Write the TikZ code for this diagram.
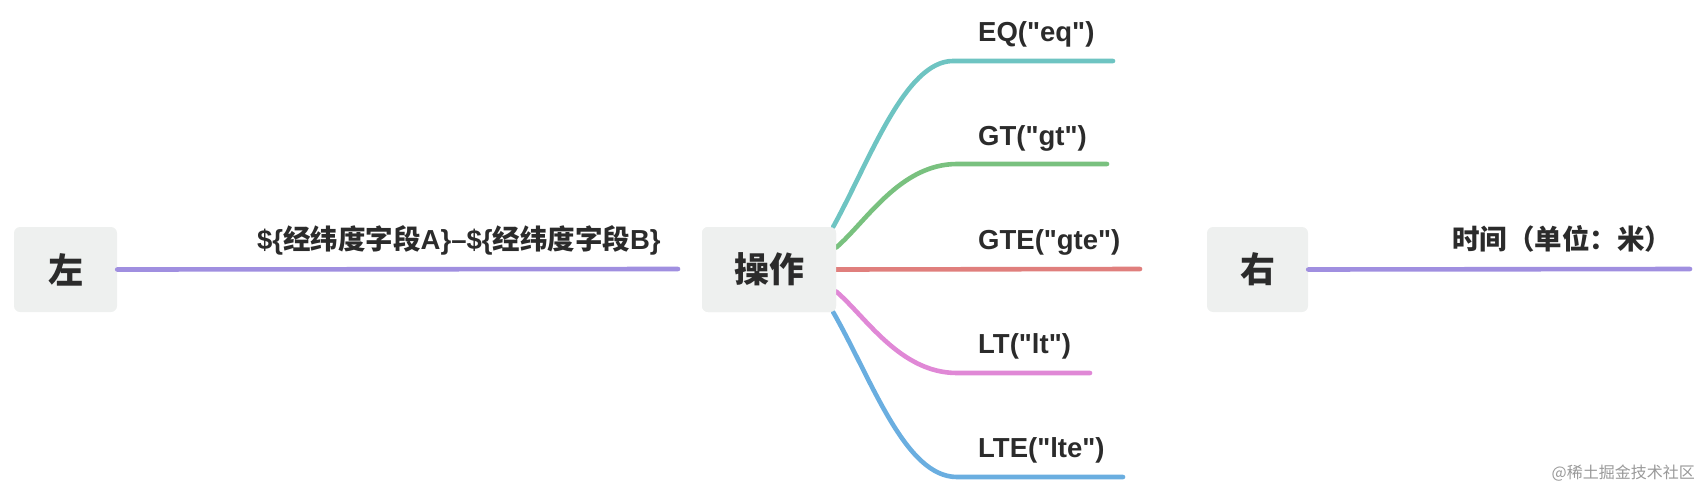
\documentclass[tikz,border=0pt]{standalone}
\usepackage{fontspec}
\setmainfont{Noto Sans CJK SC}
\newfontfamily\latf{Liberation Sans}
\definecolor{cpurple}{HTML}{A08FE0}
\definecolor{cteal}{HTML}{6EC4C2}
\definecolor{cgreen}{HTML}{79C17F}
\definecolor{cred}{HTML}{E07F7D}
\definecolor{cpink}{HTML}{E088D6}
\definecolor{cblue}{HTML}{6AAEE0}
\definecolor{boxfill}{HTML}{EEF0EF}
\definecolor{txt}{HTML}{2B2B2B}
\newcommand{\lt}[1]{{\latf\bfseries #1}}
\tikzset{
  topic/.style={fill=boxfill, rounded corners=6pt, text=txt, inner sep=0pt,
    font=\fontsize{35}{38}\selectfont\bfseries},
  branch/.style={line width=4.6pt, line cap=round},
  lbl/.style={text=txt, inner sep=0pt, anchor=base west,
    font=\fontsize{27.5}{31}\selectfont\bfseries},
}
\begin{document}
\begin{tikzpicture}[x=1pt,y=-1pt]
\useasboundingbox (0,0) rectangle (1702,482);
% topic boxes
\node[topic, minimum width=103pt, minimum height=85pt] (left) at (65.5,269.5) {左};
\node[topic, minimum width=134pt, minimum height=85pt] (op) at (769,269.5) {操作};
\node[topic, minimum width=101pt, minimum height=85pt] (right) at (1257.5,269.5) {右};
% end coordinates
\coordinate (lend) at (678,269);
\coordinate (rend) at (1690,269);
\coordinate (eqend) at (1113,61);
\coordinate (gtend) at (1107,164);
\coordinate (gteend) at (1140,269);
\coordinate (ltend) at (1090,373);
\coordinate (lteend) at (1123,477);
% connectors
\draw[branch, cpurple] (left.east) -- (lend);
\draw[branch, cpurple] (right.east) -- (rend);
\draw[branch, cteal] ([xshift=-3pt]op.north east) .. controls (870,160) and (905,61) .. (953,61) -- (eqend);
\draw[branch, cgreen] ([yshift=22pt]op.east) .. controls (866,222) and (900,164) .. (957,164) -- (gtend);
\draw[branch, cred] (op.east) -- (gteend);
\draw[branch, cpink] ([yshift=-22pt]op.east) .. controls (866,317) and (900,373) .. (957,373) -- (ltend);
\draw[branch, cblue] ([xshift=-3pt]op.south east) .. controls (872,380) and (905,477) .. (957,477) -- (lteend);
% redraw box on top of line starts
\node[topic, minimum width=134pt, minimum height=85pt] at (op) {操作};
% labels
\node[lbl] (lA) at (257,249) {\lt{\$\{}经纬度字段\lt{A\}–\$\{}经纬度字段\lt{B\}}};
\node[lbl] (lB) at (1452,249) {时间（单位：米）};
\node[lbl] (eq) at (978,41) {\lt{EQ("eq")}};
\node[lbl] (gt) at (978,145) {\lt{GT("gt")}};
\node[lbl] (gte) at (978,249) {\lt{GTE("gte")}};
\node[lbl] (lt) at (978,353) {\lt{LT("lt")}};
\node[lbl] (lte) at (978,457) {\lt{LTE("lte")}};
% watermark
\node[text=black!40, inner sep=0pt, anchor=base east, font=\fontsize{16}{18}\selectfont] (wm) at (1695,478) {@稀土掘金技术社区};
\end{tikzpicture}
\end{document}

_TO DO:_
Retype each line of the listing above word for word. Exclude the pictures.

_COMPLETE RESPONSE:_
Write the TikZ code for this diagram.
\documentclass[tikz,border=0pt]{standalone}
\usepackage{fontspec}
\setmainfont{Noto Sans CJK SC}
\newfontfamily\latf{Liberation Sans}
\definecolor{cpurple}{HTML}{A08FE0}
\definecolor{cteal}{HTML}{6EC4C2}
\definecolor{cgreen}{HTML}{79C17F}
\definecolor{cred}{HTML}{E07F7D}
\definecolor{cpink}{HTML}{E088D6}
\definecolor{cblue}{HTML}{6AAEE0}
\definecolor{boxfill}{HTML}{EEF0EF}
\definecolor{txt}{HTML}{2B2B2B}
\newcommand{\lt}[1]{{\latf\bfseries #1}}
\tikzset{
  topic/.style={fill=boxfill, rounded corners=6pt, text=txt, inner sep=0pt,
    font=\fontsize{35}{38}\selectfont\bfseries},
  branch/.style={line width=4.6pt, line cap=round},
  lbl/.style={text=txt, inner sep=0pt, anchor=base west,
    font=\fontsize{27.5}{31}\selectfont\bfseries},
}
\begin{document}
\begin{tikzpicture}[x=1pt,y=-1pt]
\useasboundingbox (0,0) rectangle (1702,482);
% topic boxes
\node[topic, minimum width=103pt, minimum height=85pt] (left) at (65.5,269.5) {左};
\node[topic, minimum width=134pt, minimum height=85pt] (op) at (769,269.5) {操作};
\node[topic, minimum width=101pt, minimum height=85pt] (right) at (1257.5,269.5) {右};
% end coordinates
\coordinate (lend) at (678,269);
\coordinate (rend) at (1690,269);
\coordinate (eqend) at (1113,61);
\coordinate (gtend) at (1107,164);
\coordinate (gteend) at (1140,269);
\coordinate (ltend) at (1090,373);
\coordinate (lteend) at (1123,477);
% connectors
\draw[branch, cpurple] (left.east) -- (lend);
\draw[branch, cpurple] (right.east) -- (rend);
\draw[branch, cteal] ([xshift=-3pt]op.north east) .. controls (870,160) and (905,61) .. (953,61) -- (eqend);
\draw[branch, cgreen] ([yshift=22pt]op.east) .. controls (866,222) and (900,164) .. (957,164) -- (gtend);
\draw[branch, cred] (op.east) -- (gteend);
\draw[branch, cpink] ([yshift=-22pt]op.east) .. controls (866,317) and (900,373) .. (957,373) -- (ltend);
\draw[branch, cblue] ([xshift=-3pt]op.south east) .. controls (872,380) and (905,477) .. (957,477) -- (lteend);
% redraw box on top of line starts
\node[topic, minimum width=134pt, minimum height=85pt] at (op) {操作};
% labels
\node[lbl] (lA) at (257,249) {\lt{\$\{}经纬度字段\lt{A\}–\$\{}经纬度字段\lt{B\}}};
\node[lbl] (lB) at (1452,249) {时间（单位：米）};
\node[lbl] (eq) at (978,41) {\lt{EQ("eq")}};
\node[lbl] (gt) at (978,145) {\lt{GT("gt")}};
\node[lbl] (gte) at (978,249) {\lt{GTE("gte")}};
\node[lbl] (lt) at (978,353) {\lt{LT("lt")}};
\node[lbl] (lte) at (978,457) {\lt{LTE("lte")}};
% watermark
\node[text=black!40, inner sep=0pt, anchor=base east, font=\fontsize{16}{18}\selectfont] (wm) at (1695,478) {@稀土掘金技术社区};
\end{tikzpicture}
\end{document}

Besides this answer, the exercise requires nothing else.